The blog of jumex - A Dubiously Digital Diglot

2006-03-10

Natto - Japan's biggest practical joke

(This is an article I wrote for the foreign community newsletter in Shimane)
Natto, or fermented soy beans, is a tasty and delicious Japanese foodstuff. Or at least that is what Japanese proclaim. For the foreigner living in Japan, it is perhaps the most well known practical joke that Japanese people can play. It is wise to know what it is all about before taking the dive.
I still recall my first experience with Natto as a foreign exchange student. My host mother looked at me with a gleam in her eye and said "We are having Natto today!" At this point I had little idea what this adventure for the mouth was, but I had been warned that it is bad. Not wanting to disappoint my host family I determined that I would like Natto no matter what it tasted like, but taste is only part of the adventure.
The experience is fascinating, and in every stage of preparation and consumption seems to have one sole purpose: to gross people out. Natto comes in small square Styrofoam containers and at first glance looks like a bunch of white beans past their expiration date. Added to this delightful mix is often a raw egg. The raw egg and spoiled beans, which are already gooey to start with, are then mixed vigorously with chopsticks for maximum gooeyness. Often the rotten bean/egg mix is raised up with the chopsticks to demonstrate just how gross the concoction really is.

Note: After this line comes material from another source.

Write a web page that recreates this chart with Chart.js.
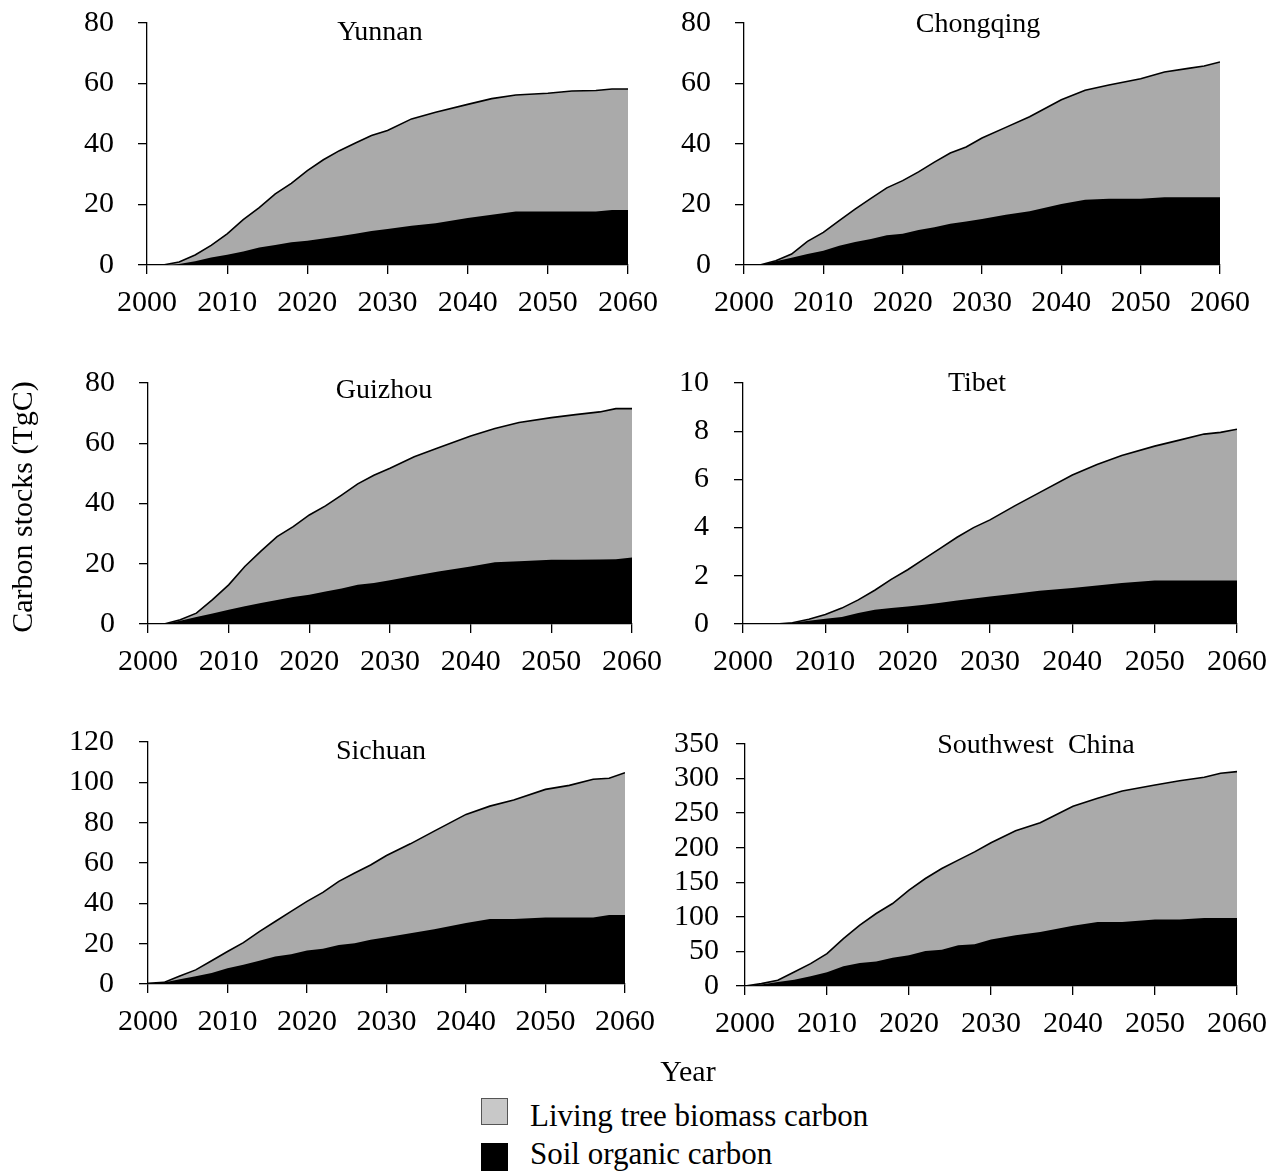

Next comes the eating of the beast. Often it is eaten over rice, or even grosser, it can be mixed in with salad bits to make the Natto salad, a school lunch favorite. Eating Natto is a struggle and if not eaten carefully the gooey gunk gets everywhere. This will make Japanese people laugh, but it really is not much fun. To eat the goods without disaster it is recommended that the bowl or dish with the Natto in it is lifted close to the mouth, then some Natto with rice (or by itself if in Natto salad) is taken with the chopsticks and put in the mouth. So far this is normal eating etiquette, but the Natto will leave a trail of slime from the plate to the mouth. To fix this the chopsticks are then spun around and around the slime until the trail is broken and then the chopsticks can be cleaned in the mouth.

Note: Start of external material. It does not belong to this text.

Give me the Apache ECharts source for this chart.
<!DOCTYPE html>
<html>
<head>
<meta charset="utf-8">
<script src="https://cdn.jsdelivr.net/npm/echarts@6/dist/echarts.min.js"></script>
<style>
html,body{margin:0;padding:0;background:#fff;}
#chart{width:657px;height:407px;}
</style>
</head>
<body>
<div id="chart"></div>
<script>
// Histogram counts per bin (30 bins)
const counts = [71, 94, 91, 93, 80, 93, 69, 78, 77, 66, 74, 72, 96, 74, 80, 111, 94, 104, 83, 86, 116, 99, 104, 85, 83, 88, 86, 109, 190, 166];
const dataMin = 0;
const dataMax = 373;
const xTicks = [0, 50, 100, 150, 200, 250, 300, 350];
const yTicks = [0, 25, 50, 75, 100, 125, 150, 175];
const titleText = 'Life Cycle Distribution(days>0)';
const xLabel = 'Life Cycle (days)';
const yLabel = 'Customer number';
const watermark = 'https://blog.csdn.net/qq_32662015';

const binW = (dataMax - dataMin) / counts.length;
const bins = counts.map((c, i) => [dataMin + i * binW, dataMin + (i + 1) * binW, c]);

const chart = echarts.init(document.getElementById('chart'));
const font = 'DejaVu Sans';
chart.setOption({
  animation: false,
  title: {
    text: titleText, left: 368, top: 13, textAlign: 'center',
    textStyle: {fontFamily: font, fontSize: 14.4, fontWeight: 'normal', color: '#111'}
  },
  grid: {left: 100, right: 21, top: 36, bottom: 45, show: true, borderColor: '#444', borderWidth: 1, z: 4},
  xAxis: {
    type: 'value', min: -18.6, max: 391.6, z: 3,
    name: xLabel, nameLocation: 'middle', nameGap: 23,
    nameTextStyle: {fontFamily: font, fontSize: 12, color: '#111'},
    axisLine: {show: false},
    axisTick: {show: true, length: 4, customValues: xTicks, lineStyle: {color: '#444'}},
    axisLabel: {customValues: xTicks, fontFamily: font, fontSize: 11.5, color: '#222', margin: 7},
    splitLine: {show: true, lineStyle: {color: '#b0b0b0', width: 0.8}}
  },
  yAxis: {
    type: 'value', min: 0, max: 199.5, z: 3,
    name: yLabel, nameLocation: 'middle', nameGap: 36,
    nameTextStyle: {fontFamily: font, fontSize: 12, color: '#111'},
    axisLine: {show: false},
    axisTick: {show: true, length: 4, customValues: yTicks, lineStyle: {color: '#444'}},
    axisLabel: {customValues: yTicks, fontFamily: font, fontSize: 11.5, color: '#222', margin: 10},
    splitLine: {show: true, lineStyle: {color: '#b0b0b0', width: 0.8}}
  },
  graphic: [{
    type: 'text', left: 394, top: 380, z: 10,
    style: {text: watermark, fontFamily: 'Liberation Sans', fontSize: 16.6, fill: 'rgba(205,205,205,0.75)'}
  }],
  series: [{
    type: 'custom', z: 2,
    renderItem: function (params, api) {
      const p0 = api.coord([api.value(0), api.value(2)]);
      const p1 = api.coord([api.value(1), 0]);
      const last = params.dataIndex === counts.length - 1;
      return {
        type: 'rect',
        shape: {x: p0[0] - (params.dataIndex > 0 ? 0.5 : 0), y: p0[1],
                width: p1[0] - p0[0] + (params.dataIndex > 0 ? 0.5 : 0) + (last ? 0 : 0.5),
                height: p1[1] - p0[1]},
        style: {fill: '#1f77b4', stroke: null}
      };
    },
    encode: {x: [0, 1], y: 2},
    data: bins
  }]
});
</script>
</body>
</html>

For most people the reason Natto is disliked is not for the taste, which is wholly unremarkable in its blandness on par with most Japanese delicacies, but for the texture, which, as you can imagine from the description of how to prepare and eat it, is about the consistency of runny snot or other such unsavory analogies. Master eating this unique foodstuff and Japanese people will be impressed and amazed. They expect foreigners to dislike it, so my strong advice is to break their stereotypes and do not fall for what is considered by many as the biggest Japanese practical joke of all.